Reduction of Aldehydes and Ketones to Alcohols: Catalytic Hydrogenation

Aldehydes can be reduced to primary alcohols, and ketones can be reduced to secondary alcohols, using different reagents and reaction conditions. One of the oldest methods of reducing aldehydes and ketones is catalytic hydrogenation. The catalytic hydrogenation method adds hydrogen atoms across the carbon-oxygen π bond, reducing it to alcohol. This reaction is conducted in the presence of transition metal catalysts and hydrogen gas at high pressure.

One commonly used catalyst for catalytic hydrogenation is Raney Nickel saturated with hydrogen. It is prepared from the Nickel-Aluminum alloy. The Ni-Al alloys are treated with a strong base like sodium hydroxide. The aluminum reacts to generate hydrogen, which in turn saturates the nickel catalyst. Apart from the Raney nickel, other transition metals such as palladium and platinum are also used as catalysts for this reduction.
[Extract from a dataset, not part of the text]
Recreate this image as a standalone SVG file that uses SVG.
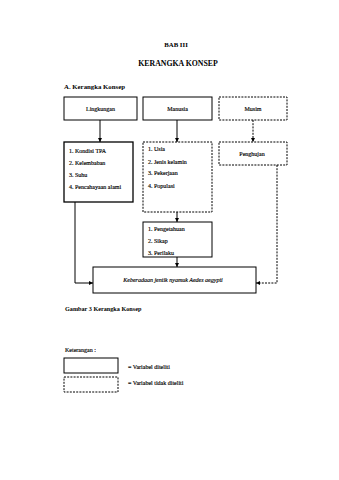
<svg xmlns="http://www.w3.org/2000/svg" width="339" height="480" viewBox="0 0 339 480">
<style>
text{font-family:"Liberation Serif","Times New Roman",serif;fill:#000}
.t{font-weight:bold}
.b{font-size:6px;stroke:#000;stroke-width:0.15}
.box{fill:#fff;stroke:#000;stroke-width:1}
.thick{stroke-width:1.3}
.dash{fill:#fff;stroke:#000;stroke-width:1;stroke-dasharray:2,1.2}
.ln{fill:none;stroke:#000;stroke-width:1}
.dl{fill:none;stroke:#000;stroke-width:1;stroke-dasharray:2,1.2}
</style>
<defs>
<marker id="ah" viewBox="0 0 6 6" refX="6" refY="3" markerWidth="4" markerHeight="4" orient="auto" markerUnits="userSpaceOnUse">
<path d="M0,0 L6,3 L0,6 Z" fill="#000"/>
</marker>
</defs>
<rect width="339" height="480" fill="#fff"/>
<text class="t" x="176" y="47" font-size="6.8" text-anchor="middle">BAB III</text>
<text class="t" x="178" y="66" font-size="7.8" text-anchor="middle">KERANGKA KONSEP</text>
<text class="t" x="64" y="89" font-size="6.8">A. Kerangka Konsep</text>

<g id="connectors">
<line class="ln" x1="100" y1="120" x2="100" y2="142" marker-end="url(#ah)"/>
<line class="ln" x1="177" y1="120" x2="177" y2="142" marker-end="url(#ah)"/>
<line class="dl" x1="253" y1="120" x2="253" y2="142" marker-end="url(#ah)"/>
<line class="ln" x1="177" y1="212" x2="177" y2="222" marker-end="url(#ah)"/>
<line class="ln" x1="177" y1="257" x2="177" y2="267" marker-end="url(#ah)"/>
<polyline class="ln" points="75,202 75,283 93,283" marker-end="url(#ah)"/>
<polyline class="dl" points="277,165 277,283 256,283" marker-end="url(#ah)"/>
</g>

<g id="lingkungan">
<rect class="box" x="64" y="97" width="73" height="23"/>
<text class="b" x="100.5" y="110.5" text-anchor="middle">Lingkungan</text>
</g>
<g id="manusia">
<rect class="box" x="143" y="97" width="69" height="23"/>
<text class="b" x="177.5" y="110.5" text-anchor="middle">Manusia</text>
</g>
<g id="musim">
<rect class="dash" x="219" y="97" width="68" height="23"/>
<text class="b" x="253" y="110.5" text-anchor="middle">Musim</text>
</g>
<g id="lingkungan-var">
<rect class="box thick" x="64" y="142" width="69" height="60"/>
<text class="b" x="69" y="153">1. Kondisi TPA</text>
<text class="b" x="69" y="165">2. Kelembaban</text>
<text class="b" x="69" y="177">3. Suhu</text>
<text class="b" x="69" y="189">4. Pencahayaan alami</text>
</g>
<g id="manusia-var">
<rect class="dash" x="143" y="142" width="69" height="70"/>
<text class="b" x="148" y="151">1. Usia</text>
<text class="b" x="148" y="164">2. Jenis kelamin</text>
<text class="b" x="148" y="175">3. Pekerjaan</text>
<text class="b" x="148" y="188">4. Populasi</text>
</g>
<g id="penghujan">
<rect class="dash" x="219" y="142" width="68" height="23"/>
<text class="b" x="252" y="156" text-anchor="middle">Penghujan</text>
</g>
<g id="perilaku">
<rect class="box" x="143" y="222" width="69" height="35"/>
<text class="b" x="148" y="231">1. Pengetahuan</text>
<text class="b" x="148" y="243">2. Sikap</text>
<text class="b" x="148" y="255">3. Perilaku</text>
</g>
<g id="jentik">
<rect class="box" x="93" y="267" width="163" height="26"/>
<text class="b" x="173" y="282" text-anchor="middle" font-style="italic">Keberadaan jentik nyamuk Aedes aegypti</text>
</g>

<text class="t" x="65" y="311" font-size="6.2">Gambar 3 Kerangka Konsep</text>

<g id="legend">
<text class="b" x="65" y="352">Keterangan :</text>
<rect class="box" x="64" y="358" width="54" height="15"/>
<text class="b" x="128" y="369">= Variabel  diteliti</text>
<rect class="dash" x="64" y="377" width="54" height="15"/>
<text class="b" x="128" y="385">= Variabel tidak  diteliti</text>
</g>
</svg>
Compared to the reduction of olefins, the C=O reduction using this method requires more energy, thereby requiring higher temperature and pressure. Hence, this method is more popular for reducing olefins compared to carbonyls. Due to its ability to efficiently reduce olefins, this method cannot selectively reduce carbonyl groups in the presence of other multiple bonds. For instance, if a compound contains both C=O bond and C=C bond, both the bonds will get reduced during catalytic hydrogenation.